The problem, of course, is that his own military record, while admirable in many ways, was open to certain questions, questions that have dogged him since he left active duty.

His decision -- which he now whispers was a poor one -- to meet in Paris with the Viet Cong while his brothers in arms were dying in Indo-China was that sort of niggling detail that gives a more hawkishly leaning American population justifiable pause.

Not to mention his decision to parrot most of Bush's points on the WoT, except to say it's mostly a "police action." Yes, that's how you clear out the hornet's nest of terrorists in Kabul. You issue arrest warrants and wait for the Interpol net to fall on them.

So, Kerry was the absolute worst candidate for the 2004 general election. Now to the people who should have been running.

Al Gore and Joe Lieberman. Had the Dems not botched the 2000 runoff, they would have been three years into the WoT when the GOP challenged them.

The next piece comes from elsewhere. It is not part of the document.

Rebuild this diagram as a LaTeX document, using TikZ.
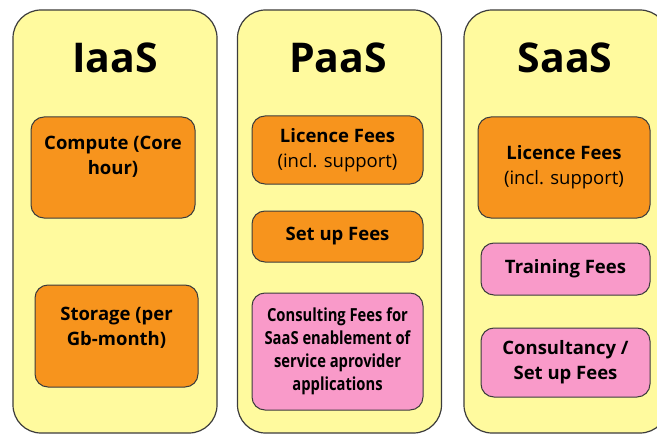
\documentclass[tikz,border=0pt]{standalone}
\usepackage{fontspec}
\setmainfont{Open Sans}
\newfontfamily\narrowfont[FakeStretch=0.82]{Open Sans}
\usepackage{tikz}
\usetikzlibrary{positioning}

\definecolor{padyellow}{HTML}{FFFA9E}
\definecolor{feeorange}{HTML}{F7941D}
\definecolor{feepink}{HTML}{F99AC9}
\definecolor{edgegray}{HTML}{3C3C3C}

\tikzset{
  tier/.style={draw=edgegray, line width=1.2pt, fill=padyellow, rounded corners=28pt,
    minimum width=204pt, minimum height=423pt, inner sep=0pt},
  heading/.style={font=\bfseries\fontsize{41}{41}\selectfont},
  fee/.style={draw=edgegray, line width=1pt, rounded corners=13pt, inner sep=0pt,
    align=center, font=\bfseries\fontsize{18.5}{25}\selectfont},
  basefee/.style={fee, fill=feeorange},
  addfee/.style={fee, fill=feepink},
  feetext/.style={align=center, inner sep=0pt, font=\bfseries\fontsize{18.5}{25}\selectfont}
}

\begin{document}
\begin{tikzpicture}[x=1pt, y=-1pt]
\useasboundingbox (0,0) rectangle (657,436);
\clip (0,0) rectangle (657,436);

% the three tiers
\node[tier] (iaas) at (115,221.5) {};
\node[tier] (paas) at (339.5,221.5) {};
\node[tier] (saas) at (566,221.5) {};
\node[heading, anchor=base] (iaast) at (115,73) {IaaS};
\node[heading, anchor=base] (paast) at (338,73) {PaaS};
\node[heading, anchor=base] (saast) at (565,73) {SaaS};

% IaaS
\node[basefee, minimum width=164pt, minimum height=101pt] (compute) at (113,167.5) {};
\node[feetext, anchor=base] (computet) at (113,175) {Compute (Core\\hour)};
\node[basefee, minimum width=163pt, minimum height=102pt] (storage) at (116.5,336) {};
\node[feetext, anchor=base] (storaget) at (116.5,345) {Storage (per\\Gb-month)};

% PaaS
\node[basefee, minimum width=171pt, minimum height=68pt] (plicence) at (337.5,150)
  {Licence Fees\\\mdseries (incl. support)};
\node[basefee, minimum width=171pt, minimum height=51pt] (setup) at (337.5,236.5) {Set up Fees};
\node[addfee, minimum width=171pt, minimum height=117pt,
  font=\narrowfont\bfseries\fontsize{18}{23}\selectfont] (consulting) at (337.5,351.5)
  {Consulting Fees for\\SaaS enablement of\\service aprovider\\applications};

% SaaS
\node[basefee, minimum width=172pt, minimum height=101pt] (slicence) at (564,167.5)
  {Licence Fees\\\mdseries (incl. support)};
\node[addfee, minimum width=169pt, minimum height=52pt] (training) at (565.5,269) {Training Fees};
\node[addfee, minimum width=169pt, minimum height=69pt] (consultancy) at (565.5,362.5)
  {Consultancy /\\Set up Fees};
\end{tikzpicture}
\end{document}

I know many out there won't believe this, but I verily believe that we would still have been in Iraq, although in a different way, and U.S. troops would be used, around the world, to kill terrorists.

I don't believe Bush's radical foreign policy -- which has its roots in Democratic strategy, not Republican traditions -- would be all that different from a Gore system.

Gore, in many ways, was the perfect candidate. He was a military veteran, but more importantly was one of the leading Senate experts on defense issues, and was universally respected in the GOP for his knowledge of arcane military questions.

Lieberman is a domestic policy genius who would have helped usher in a more comprehensive, effective Homeland Security complex. Our Middle East policy also would have been more nuanced, more balanced, than the monolithic Bush barrage.

I think the best hopes for the Dems -- if Hillary doesn't run -- will be the nomination of McCain on the GOP side. At least then we can vote for a man who truly will represent the nation's security interests, and not another hopeless case like Kerry.